La célèbre poupée américaine a beau avoir passé la soixantaine, elle n’a pas pris une ride. En septembre dernier, Mattel a annoncé le lancement d’une nouvelle gamme de poupées non genrées. Bien que les tons de couleurs de peau et types de cheveux soient différents, la taille mannequin de la figurine ne change pas vraiment : elle n’est ni trop imposante ni trop réaliste et reste toujours dans son monde en plastique.

Dans leur emballage vert pastel et jaune, les Creatable World sont vendues à l’unité, uniquement en ligne. La nouvelle gamme lancée par le second leader mondial du jouet tente de s’adapter aux mœurs actuelles en proposant une réponse non genrée à ses détracteurs.

Au total, sept figurines ni fille, ni garçon sont désormais sur le marché. C’est l’enfant qui, grâce aux accessoires fournis, donne un genre ou non à sa poupée. En utilisant les jupes, pantalons et autres vêtements ainsi que les différentes perruques de cheveux longs, courts, curvy ou dreadlocks, l’enfant crée la poupée de son choix.

Chose étonnante : les Creatable World ne sont pas adultes : elles sont âgées de sept ans et n’ont aucun élément distinctif sur leur corps ou visage pouvant les identifier à un genre particulier.

Pour les créer, 250 familles réparties dans sept états américains ont été sondées. Plusieurs enfants se sont identifiés comme étant transgenre ou non binaire, c’est-à-dire qu’ils ne s’identifiaient pas au genre masculin ou féminin.

Interrogée par le Times, Monica Dreger, responsable des informations sur la consommation chez Mattel, expliquait que « certains enfants craignaient le jour de Noël, parce qu’ils savaient que tous les cadeaux qu’ils trouveraient sous le sapin ne s’adressaient pas à eux. Cette poupée est la première qui sera faite pour eux, parce qu’elle peut justement être pour tout le monde ».

Mattel se base sur des sondages réalisés auprès des enfants de la génération alpha, née en 2010 ou après, irrités par les étiquettes : ils ne veulent pas savoir à qui un jouet est supposément destiné ni même comment jouer avec.

Rien entre les jambes

Et si Mattel n’atteignait pas le but recherché ? C’est le point soulevé par Alex Myers, écrivain, enseignant et conférencier, qui a également été le premier étudiant ouvertement transgenre d’Harvard, dans un article relayé par Slate. « Avec les Creatable World, l’entreprise reconnaît que le genre se décline en plus de deux options, ce qui est une avancée vers l’inclusion », admet M. Myers.

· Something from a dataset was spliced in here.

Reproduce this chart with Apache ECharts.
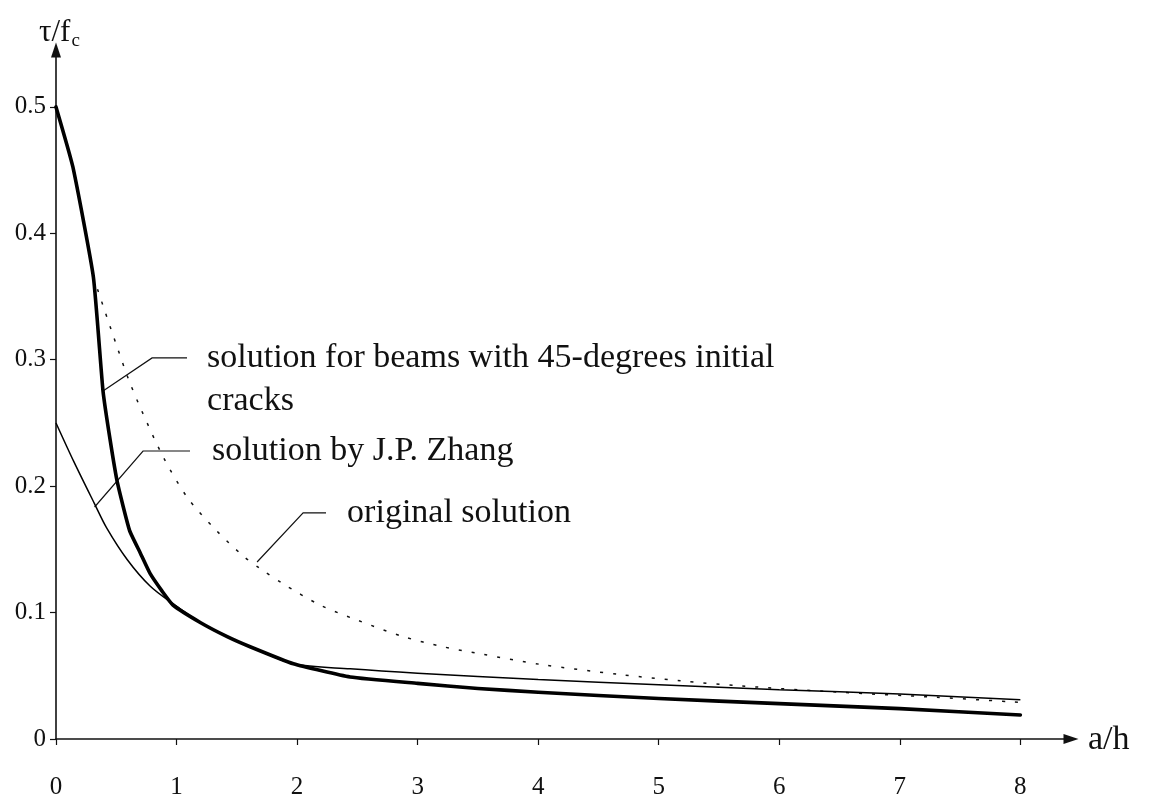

Même si cette nouvelle gamme peut donner une certaine reconnaissance voire un certain sentiment de validation de l’identité non genrée, l’enseignant reste sceptique quant à ce que la poupée réussit à communiquer et accomplir réellement. M. Myers soutient que dans la commercialisation de sa nouvelle poupée, Mattel est loin de l’identité non binaire, c’est-à-dire ni féminine ni masculine. « Oui, ils ont éliminé les mensurations impossibles, les seins et pectoraux en parfait plastique de Barbie et Ken, mais ils n’ont toujours rien entre les jambes. Ce néant peut être un peu troublant. On s’est toujours questionné sur sa blancheur corporelle allant jusqu’à effacer la question des organes génitaux. Or ces poupées n’ont pas le corps que la société lit de manière sexuée. On passe à côté de l’essentiel. Ce que l’on modifie avec les Creatable World, c’est uniquement leur expression sexuelle, matérialisée par les vêtements ou la coiffure, et non pas leur identité de genre », écrit-il. En d’autres termes, ces poupées démontrent que le genre n’est pas une simple question d’accessoires.